|Jones was backed by crackhead Toronto Mayor Rob Ford.|
OK, you can understand Moore being thrown a bone by the Mayor in exchange for the last couple of years of faithful toadyism. That's what committee chairmanships are for, I suppose. Moore takes over doling out housing jobs and contracts from previous committee chair Ray Suarez who got his ass kicked in the 31st Ward election by Milly Santiago, before anyone could figure out how to get hold of hundreds of millions of unspent CHA dollars intended to house the city's homeless.
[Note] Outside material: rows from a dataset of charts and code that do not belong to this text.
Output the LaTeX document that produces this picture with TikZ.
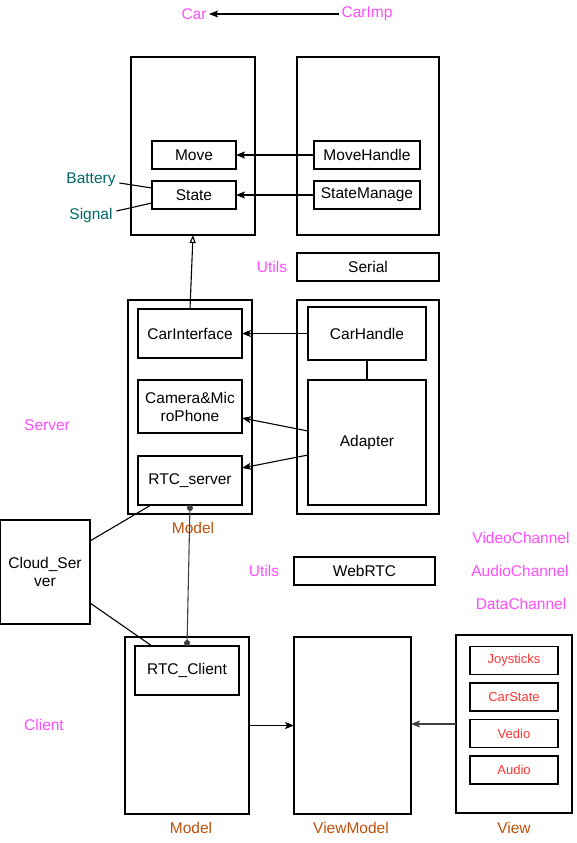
\documentclass[tikz,border=0pt]{standalone}
\usepackage{fontspec}
\setmainfont{Liberation Sans}
\usetikzlibrary{arrows.meta}
\definecolor{pinky}{RGB}{255,77,255}
\definecolor{tealtx}{RGB}{0,102,102}
\definecolor{browntx}{RGB}{190,80,10}
\definecolor{redtx}{RGB}{255,51,51}
\begin{document}
\begin{tikzpicture}[x=1pt,y=-1pt,line width=1.1pt,
    font=\fontsize{15.5}{18}\selectfont,
    boxed/.style={draw,inner sep=0pt,outer sep=0pt,align=center,
      minimum width=#1},
    pinklbl/.style={text=pinky,inner sep=2pt},
    brownlbl/.style={text=browntx,inner sep=2pt},
    redbox/.style={boxed=88pt,minimum height=28pt,text=redtx,
      font=\fontsize{13}{15}\selectfont},
    arr/.style={-{Stealth[length=9pt,width=7pt,inset=2pt]}}]
  \useasboundingbox (0,0) rectangle (577,843);

  % Car / CarImp
  \node[pinklbl] (car) at (194,14) {Car};
  \node[pinklbl] (carimp) at (367,14) {CarImp};
  \node[boxed=124pt,minimum height=178pt] (carbox) at (193,146) {};
  \node[boxed=84pt,minimum height=28pt] (move) at (194,155) {Move};
  \node[boxed=84pt,minimum height=28pt] (state) at (194,195) {State};
  \node[boxed=142pt,minimum height=178pt] (carimpbox) at (368,146) {};
  \node[boxed=106pt,minimum height=28pt] (movehandle) at (367,155) {MoveHandle};
  \node[boxed=106pt,minimum height=28pt] (statemanage) at (367,195) {StateManage};
  \node[text=tealtx] (battery) at (91,180) {Battery};
  \node[text=tealtx] (signal) at (91,215) {Signal};
  \node[pinklbl] (utils1) at (272,267) {Utils};
  \node[boxed=142pt,minimum height=28pt] (serial) at (368,267) {Serial};

  % Server
  \node[pinklbl] (server) at (47,425) {Server};
  \node[boxed=124pt,minimum height=214pt] (smodel) at (190,407) {};
  \node[boxed=104pt,minimum height=49pt] (carinterface) at (190,333.5) {CarInterface};
  \node[boxed=104pt,minimum height=53pt] (camera) at (190,406.5) {Camera\&Mic\\roPhone};
  \node[boxed=104pt,minimum height=49pt] (rtcs) at (190,480.5) {RTC\_server};
  \node[brownlbl] (smodellbl) at (193,528) {Model};
  \node[boxed=142pt,minimum height=214pt] (shandle) at (368,407) {};
  \node[boxed=118pt,minimum height=53pt] (carhandle) at (367,333.5) {CarHandle};
  \node[boxed=118pt,minimum height=125pt] (adapter) at (367,442.5) {Adapter};

  % middle
  \node[boxed=90pt,minimum height=104pt] (cloud) at (45,572) {Cloud\_Ser\\ver};
  \node[pinklbl] (utils2) at (264,571) {Utils};
  \node[boxed=141pt,minimum height=28pt] (webrtc) at (364.5,571) {WebRTC};
  \node[pinklbl] (video) at (521,538) {VideoChannel};
  \node[pinklbl] (audioch) at (520,571) {AudioChannel};
  \node[pinklbl] (data) at (521,604) {DataChannel};

  % Client
  \node[pinklbl] (client) at (44,725) {Client};
  \node[boxed=124pt,minimum height=177pt] (cmodel) at (187,725.5) {};
  \node[boxed=104pt,minimum height=49pt] (rtcc) at (187,670.5) {RTC\_Client};
  \node[boxed=117pt,minimum height=177pt] (vm) at (352.5,725.5) {};
  \node[boxed=116pt,minimum height=178pt] (view) at (514,724) {};
  \node[redbox] (joy) at (514,660.5) {Joysticks};
  \node[redbox] (carstate) at (514,697) {CarState};
  \node[redbox] (vedio) at (514,733.5) {Vedio};
  \node[redbox] (audio) at (514,770) {Audio};
  \node[brownlbl] (cmodellbl) at (191,828) {Model};
  \node[brownlbl] (vmlbl) at (351,828) {ViewModel};
  \node[brownlbl] (viewlbl) at (514,828) {View};

  % connectors
  \draw[arr] (carimp) -- (car);
  \draw[arr] (movehandle) -- (move);
  \draw[arr] (statemanage) -- (state);
  \draw ([yshift=-3pt]battery.east) -- ([yshift=7pt]state.west);
  \draw ([yshift=4pt]signal.east) -- ([yshift=-8pt]state.west);
  \draw[-{Triangle[open,length=8pt,width=6pt]}] (carinterface.north) -- (carbox.south);
  \draw[arr] (carhandle) -- (carinterface);
  \draw (carhandle) -- (adapter);
  \draw[arr] ([yshift=11.5pt]adapter.west) -- ([yshift=-11.5pt]camera.east);
  \draw[arr] ([yshift=-12.5pt]adapter.west) -- ([yshift=12.5pt]rtcs.east);
  \draw ([yshift=31pt]cloud.east) -- ([xshift=-39pt]rtcs.south);
  \draw ([yshift=-31pt]cloud.east) -- ([xshift=-35pt]rtcc.north);
  \draw[black!75,{Circle[length=6pt]}-{Circle[length=6pt]}] (rtcs.south) -- (rtcc.north);
  \draw[arr] (cmodel.east) -- (vm.west);
  \draw[arr,black!75] (view.west) -- (view.west -| vm.east);
\end{tikzpicture}
\end{document}
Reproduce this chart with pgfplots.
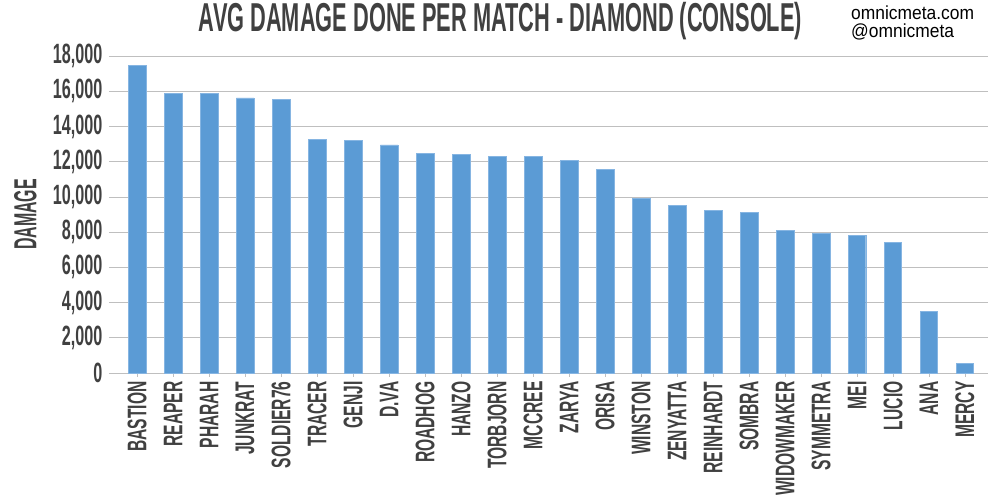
\documentclass[border=0pt]{standalone}
\usepackage{pgfplots}
\pgfplotsset{compat=1.18}
\usepackage{fontspec}
\setmainfont{Liberation Sans}
\newfontfamily\noodle[FakeStretch=0.58]{Liberation Sans}
\newfontfamily\noodlet[FakeStretch=0.54]{Liberation Sans}
\newfontfamily\noodley[FakeStretch=0.5]{Liberation Sans}
\newfontfamily\narrow[FakeStretch=0.92]{Liberation Sans}
\definecolor{barblue}{HTML}{5B9BD5}
\definecolor{baredge}{HTML}{86B5E2}
\definecolor{txt}{HTML}{404040}
\definecolor{gridc}{HTML}{BFBFBF}
\pgfplotstableread{
x name val
0 BASTION 17470
1 REAPER 15890
2 PHARAH 15870
3 JUNKRAT 15620
4 SOLDIER76 15550
5 TRACER 13250
6 GENJI 13210
7 D.VA 12960
8 ROADHOG 12450
9 HANZO 12410
10 TORBJORN 12300
11 MCCREE 12280
12 ZARYA 12070
13 ORISA 11560
14 WINSTON 9900
15 ZENYATTA 9520
16 REINHARDT 9240
17 SOMBRA 9100
18 WIDOWMAKER 8080
19 SYMMETRA 7930
20 MEI 7810
21 LUCIO 7410
22 ANA 3500
23 MERCY 550
}\datatable
\begin{document}
\begin{tikzpicture}[x=1bp,y=1bp]
\path[use as bounding box] (-113,-127) rectangle (887,373);
\begin{axis}[
  at={(0,0)}, anchor=south west,
  scale only axis, width=875bp, height=317bp,
  xmin=-0.67, xmax=23.64, ymin=0, ymax=18000,
  axis x line*=bottom, axis y line*=left,
  x axis line style={draw=gridc, line width=0.75pt},
  y axis line style={draw=none},
  ymajorgrids, grid style={draw=gridc, line width=0.75pt},
  xtick=data,
  xticklabels from table={\datatable}{name},
  ytick={0,2000,...,18000},
  tick align=outside,
  major tick length=4bp,
  tick style={draw=gridc, line width=0.6pt},
  /pgf/number format/assume math mode=true,
  /pgf/number format/1000 sep={,},
  scaled y ticks=false,
  yticklabel style={font=\noodle\bfseries\fontsize{28}{30}\selectfont, text=txt, xshift=-3bp},
  xticklabel style={font=\noodle\bfseries\fontsize{27}{29}\selectfont, text=txt, rotate=90, anchor=east, yshift=0bp, xshift=-1bp},
  ylabel={DAMAGE},
  every axis y label/.style={at={(-87.5bp,158.5bp)}, rotate=90, anchor=center, font=\noodley\bfseries\fontsize{32}{34}\selectfont, text=txt},
  clip=false,
]
\addplot[ybar, bar width=17.5bp, fill=barblue, draw=baredge, line width=0.5pt] table[x=x, y=val] {\datatable};
\end{axis}
\node[font=\noodlet\bfseries\fontsize{40.5}{42}\selectfont, text=txt, anchor=base] at (387.5,341) {AVG DAMAGE DONE PER MATCH - DIAMOND (CONSOLE)};
\node[font=\narrow\fontsize{19}{19}\selectfont, anchor=base west, inner sep=0pt] at (738,353) {omnicmeta.com};
\node[font=\narrow\fontsize{19}{19}\selectfont, anchor=base west, inner sep=0pt] at (738,335) {@omnicmeta};
\end{tikzpicture}
\end{document}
Jones replaces Michael Merchant, who is leaving for other "professional opportunities" after serving since 2013. Merchant replaced Charles Woodyard, who resigned in October 2013, at the same time that the CHA agreed to a $99,000 settlement with a former staffer who accused Woodyard of sexual harassment. Woodyard had been hired in 2011 to succeed CEO Lewis Jordan, who quit in June of that year in the wake of questions about his credit card use and big expense charges he ran up for meals and employee gifts.
Four CHA directors in 4 years sounds a lot like Rahm's record for instability at CPS where he is about to appoint his 3rd full-time Chicago Public Schools CEO in four years and Chicago's 6th in 5 years.
"Gene Jones has a proven track record of being a solution-driven leader in public housing."But isn't that what he said about the last three? Let's look.
Jones' last big job was up in Toronto where he was backed by crackhead Mayor Rob Ford and where, according to the Tribune, "he was key to executing three major housing projects". No pun intended, I'm sure. After all, we've already executed most of Chicago's public housing stock, driving thousands of black families from the city.
Here's what the Toronto Star had to say about Jones' departure:
Gene Jones Jr. has become the third Toronto Community Housing Corporation chief executive in its decade-long existence to have a career marked by scandal. After a scathing ombudsman’s report earlier this week, CEO Gene Jones resigned from the position, receiving a $200,000 severance settlement, in what board chair Bud Purves described as a mutual decision.
Fiona Crean, the city’s ombudsman, released a report this week that said Jones and other senior executives at the housing agency flouted hiring rules, ignored conflicts of interest, gave managers sudden and unjustified raises, and fired people recklessly.In Indianapolis, where he served as executive director of the housing agency from 1997 to 2000, he would accompany police on raids into the community, donning a flak jacket. He would later do the same in Detroit.
Ah, perfect! Just what we need -- a public housing bureaucrat in a flak jacket.